2357, para 3, of the Italian Civil Code. As of today, the company holds 7,340,000 own shares servicing the 2007-2009 share-based incentives plan.
The authorisation for the purchase of own shares is requested for a period of eighteen months, as from the date of the shareholders’ resolution. The authorisation to dispose of own shares is requested for an indefinite period of time.
The Board of Directors proposes that the share buy-backs be effected for a consideration that is not more than 20% below or 10% above or the mean official Piaggio share price in the ten trading days preceding each purchase transaction or, in the event of purchases through public tender or exchange offers, for a consideration that is not more than 10% above or below the mean official Piaggio share price on the trading day before the public announcement.
The Board of Directors proposes that the purchases be effected in compliance with art. 144-bis, para 1, lett. a), b) and d) of Consob Regulation 11971/99 (and subsequent amendments) and any applicable regulations, so as to ensure equity of treatment of shareholders in compliance with art. 132 of the Consolidated Law on Financial Intermediation.
The Board of Directors also proposes authorisation of use, at any time, in full or in part, of any own shares acquired through share assignments or sale of any real and/or personal rights on such shares.
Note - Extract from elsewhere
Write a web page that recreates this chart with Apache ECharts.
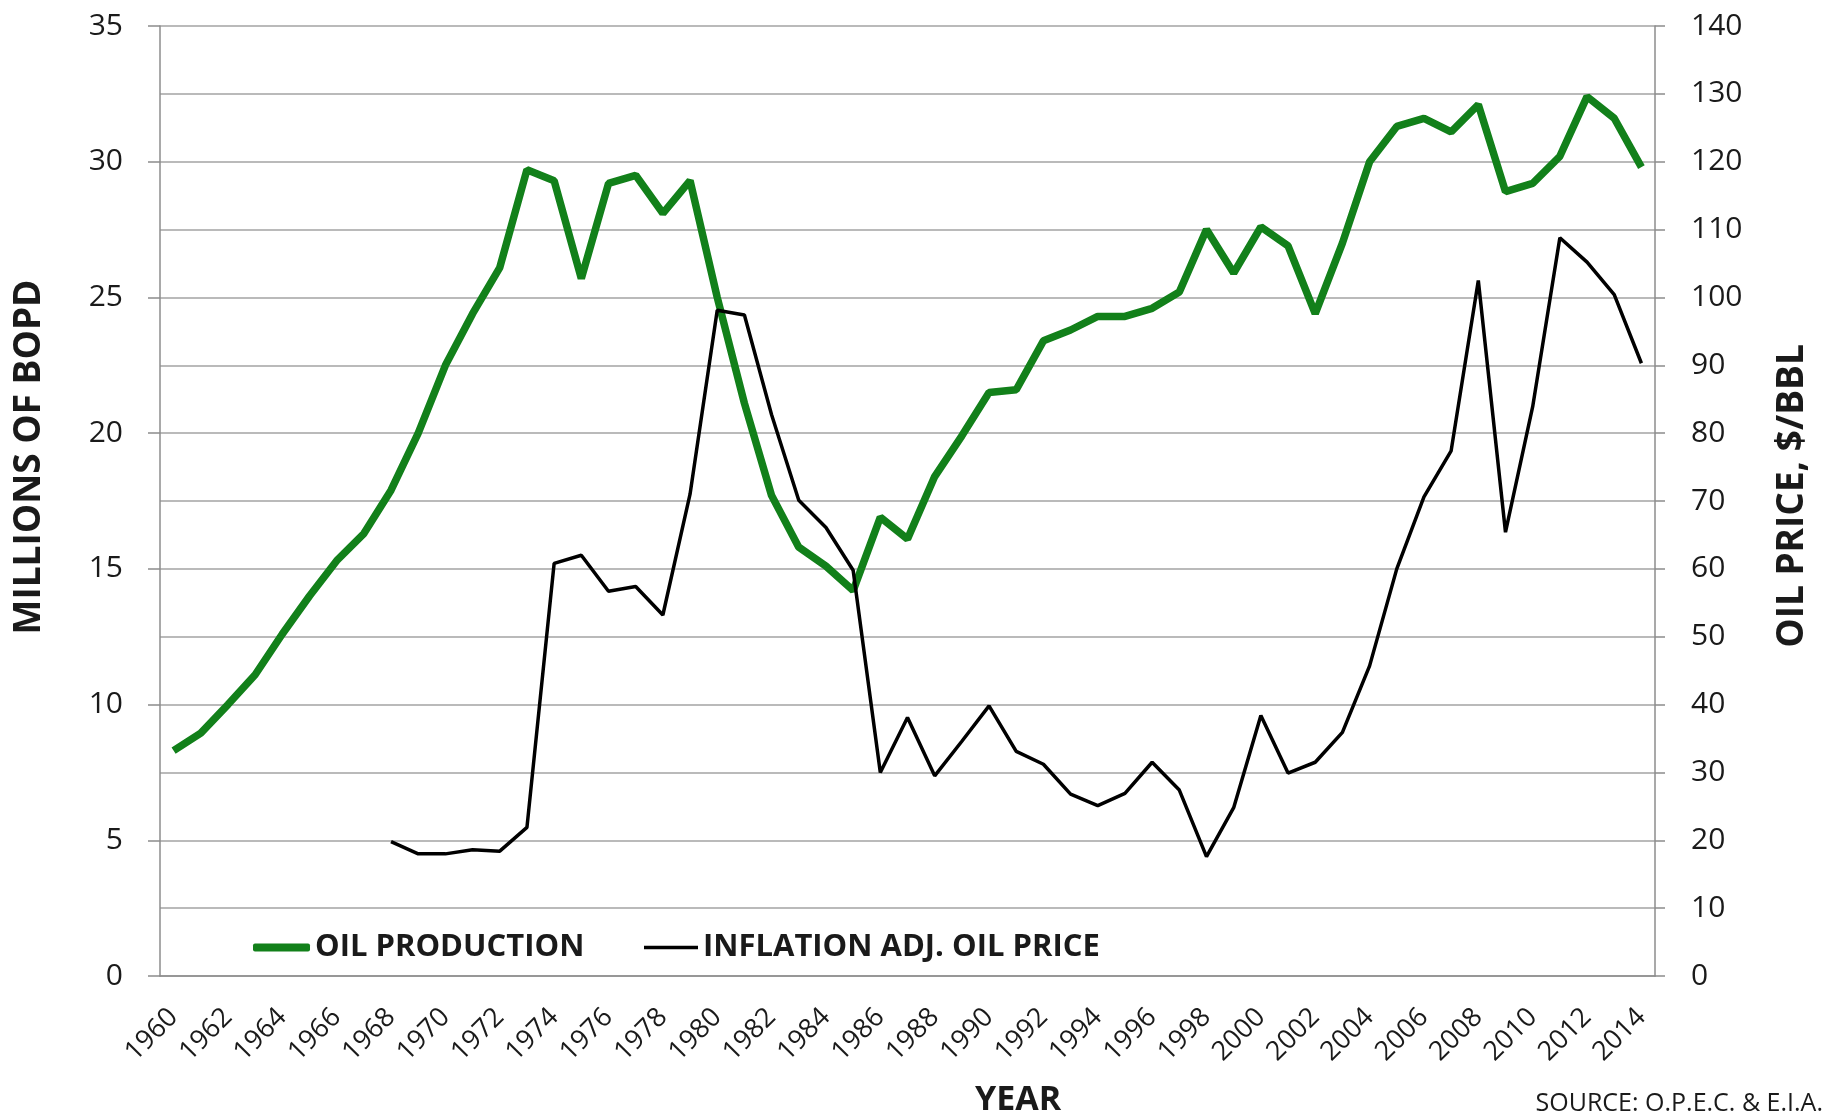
<!DOCTYPE html>
<html>
<head>
<meta charset="utf-8">
<script src="https://cdn.jsdelivr.net/npm/echarts@6/dist/echarts.min.js"></script>
<style>
html, body { margin: 0; padding: 0; background: #fff; }
#main { width: 1830px; height: 1119px; }
</style>
</head>
<body>
<div id="main"></div>
<script>
const years = [
	'1960', '1961', '1962', '1963', '1964', '1965', '1966', '1967', '1968', '1969',
	'1970', '1971', '1972', '1973', '1974', '1975', '1976', '1977', '1978', '1979',
	'1980', '1981', '1982', '1983', '1984', '1985', '1986', '1987', '1988', '1989',
	'1990', '1991', '1992', '1993', '1994', '1995', '1996', '1997', '1998', '1999',
	'2000', '2001', '2002', '2003', '2004', '2005', '2006', '2007', '2008', '2009',
	'2010', '2011', '2012', '2013', '2014'
];

// millions of barrels per day (left axis)
const production = [
	8.3, 8.95, 10.0, 11.1, 12.6, 14.0, 15.3, 16.3, 17.9, 20.0,
	22.5, 24.4, 26.1, 29.7, 29.3, 25.7, 29.2, 29.5, 28.1, 29.3,
	25.0, 21.1, 17.7, 15.8, 15.1, 14.2, 16.9, 16.1, 18.4, 19.9,
	21.5, 21.6, 23.4, 23.8, 24.3, 24.3, 24.6, 25.2, 27.5, 25.9,
	27.6, 26.9, 24.4, 27.0, 30.0, 31.3, 31.6, 31.1, 32.1, 28.9,
	29.2, 30.2, 32.4, 31.6, 29.8
];

// inflation adjusted $/bbl (right axis), no data before 1968
const price = [
	null, null, null, null, null, null, null, null, 19.8, 18.0,
	18.0, 18.6, 18.4, 21.9, 60.8, 62.0, 56.7, 57.4, 53.2, 71.0,
	98.1, 97.4, 82.7, 70.1, 66.1, 59.8, 30.0, 38.1, 29.5, 34.6,
	39.8, 33.1, 31.2, 26.8, 25.1, 26.9, 31.5, 27.4, 17.6, 24.8,
	38.4, 29.9, 31.5, 35.9, 45.7, 60.0, 70.6, 77.4, 102.5, 65.4,
	83.9, 108.8, 105.2, 100.4, 90.3
];

const chartDom = document.getElementById('main');
const myChart = echarts.init(chartDom);

const FONT = '"Open Sans", "Liberation Sans", sans-serif';
const GREEN = '#12801a';
const GRID_GRAY = '#a3a3a3';
const AXIS_GRAY = '#8c8c8c';
const TEXT = '#1a1a1a';

let option = {
	animation: false,
	backgroundColor: '#fff',
	grid: {
		left: 160,
		right: 175,
		top: 26,
		bottom: 143
	},
	legend: [{
			data: ['OIL PRODUCTION'],
			left: 253,
			top: 932,
			padding: 0,
			selectedMode: false,
			icon: 'roundRect',
			itemWidth: 57,
			itemHeight: 8,
			textStyle: {
				fontFamily: FONT,
				fontWeight: 'bold',
				fontSize: 31,
				color: TEXT
			}
		},
		{
			data: ['INFLATION ADJ. OIL PRICE'],
			left: 644,
			top: 932,
			padding: 0,
			selectedMode: false,
			icon: 'rect',
			itemWidth: 54,
			itemHeight: 3.5,
			textStyle: {
				fontFamily: FONT,
				fontWeight: 'bold',
				fontSize: 31,
				color: TEXT
			}
		}
	],
	xAxis: {
		type: 'category',
		data: years,
		boundaryGap: true,
		axisLine: {
			lineStyle: { color: AXIS_GRAY, width: 1.5 }
		},
		axisTick: {
			interval: 1,
			length: 12,
			lineStyle: { color: AXIS_GRAY, width: 1.5 }
		},
		axisLabel: {
			interval: 1,
			rotate: 45,
			margin: 37,
			fontFamily: FONT,
			fontSize: 27,
			color: TEXT
		},
		splitLine: { show: false }
	},
	yAxis: [{
			type: 'value',
			min: 0,
			max: 35,
			interval: 5,
			position: 'left',
			axisLine: {
				show: true,
				lineStyle: { color: AXIS_GRAY, width: 1.5 }
			},
			axisTick: {
				show: true,
				length: 12,
				lineStyle: { color: AXIS_GRAY, width: 1.5 }
			},
			axisLabel: {
				margin: 37,
				fontFamily: FONT,
				fontSize: 30,
				color: TEXT
			},
			splitLine: { show: false }
		},
		{
			type: 'value',
			min: 0,
			max: 140,
			interval: 10,
			position: 'right',
			axisLine: {
				show: true,
				lineStyle: { color: AXIS_GRAY, width: 1.5 }
			},
			axisTick: {
				show: true,
				length: 10,
				lineStyle: { color: AXIS_GRAY, width: 1.5 }
			},
			axisLabel: {
				margin: 36,
				fontFamily: FONT,
				fontSize: 30,
				color: TEXT
			},
			splitLine: {
				show: true,
				lineStyle: { color: GRID_GRAY, width: 1.5 }
			}
		}
	],
	graphic: [{
			type: 'text',
			x: 29,
			y: 457,
			rotation: Math.PI / 2,
			style: {
				text: 'MILLIONS OF BOPD',
				fill: TEXT,
				font: 'bold 37px ' + FONT,
				align: 'center',
				verticalAlign: 'middle',
				textAlign: 'center',
				textVerticalAlign: 'middle'
			}
		},
		{
			type: 'text',
			x: 1792,
			y: 496,
			rotation: Math.PI / 2,
			style: {
				text: 'OIL PRICE, $/BBL',
				fill: TEXT,
				font: 'bold 37px ' + FONT,
				align: 'center',
				verticalAlign: 'middle',
				textAlign: 'center',
				textVerticalAlign: 'middle'
			}
		},
		{
			type: 'text',
			x: 1018,
			y: 1100,
			style: {
				text: 'YEAR',
				fill: TEXT,
				font: 'bold 34px ' + FONT,
				align: 'center',
				verticalAlign: 'middle',
				textAlign: 'center',
				textVerticalAlign: 'middle'
			}
		},
		{
			type: 'text',
			x: 1823,
			y: 1104,
			style: {
				text: 'SOURCE: O.P.E.C. & E.I.A.',
				fill: TEXT,
				font: '25px ' + FONT,
				align: 'right',
				verticalAlign: 'middle',
				textAlign: 'right',
				textVerticalAlign: 'middle'
			}
		}
	],
	series: [{
			name: 'OIL PRODUCTION',
			type: 'line',
			yAxisIndex: 0,
			data: production,
			symbol: 'none',
			smooth: false,
			itemStyle: { color: GREEN },
			lineStyle: { color: GREEN, width: 7.5 }
		},
		{
			name: 'INFLATION ADJ. OIL PRICE',
			type: 'line',
			yAxisIndex: 1,
			data: price,
			symbol: 'none',
			smooth: false,
			itemStyle: { color: '#000' },
			lineStyle: { color: '#000', width: 3.5 }
		}
	]
};

myChart.setOption(option);
</script>
</body>
</html>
At the meeting, the Chairman of the Board of Directors observed that the company had disclosed to the creditor banks of Aprilia and to the selling shareholders the relevant financial parameters in compliance with the regulations governing warrants and financial instruments issued by the company. Following exercise of 9,959 warrants out of a total of 10,000 warrants outstanding and of financial instruments issued in favour of EMH, the company named an independent valuer to determine
the cash value of the warrants in question and of the financial instruments. The independent assessor is expected to complete the valuation during the first week of June 2008.
The Chairman illustrated the new Group organisation structure to the directors. The new structure is designed to support Piaggio global operations and growth.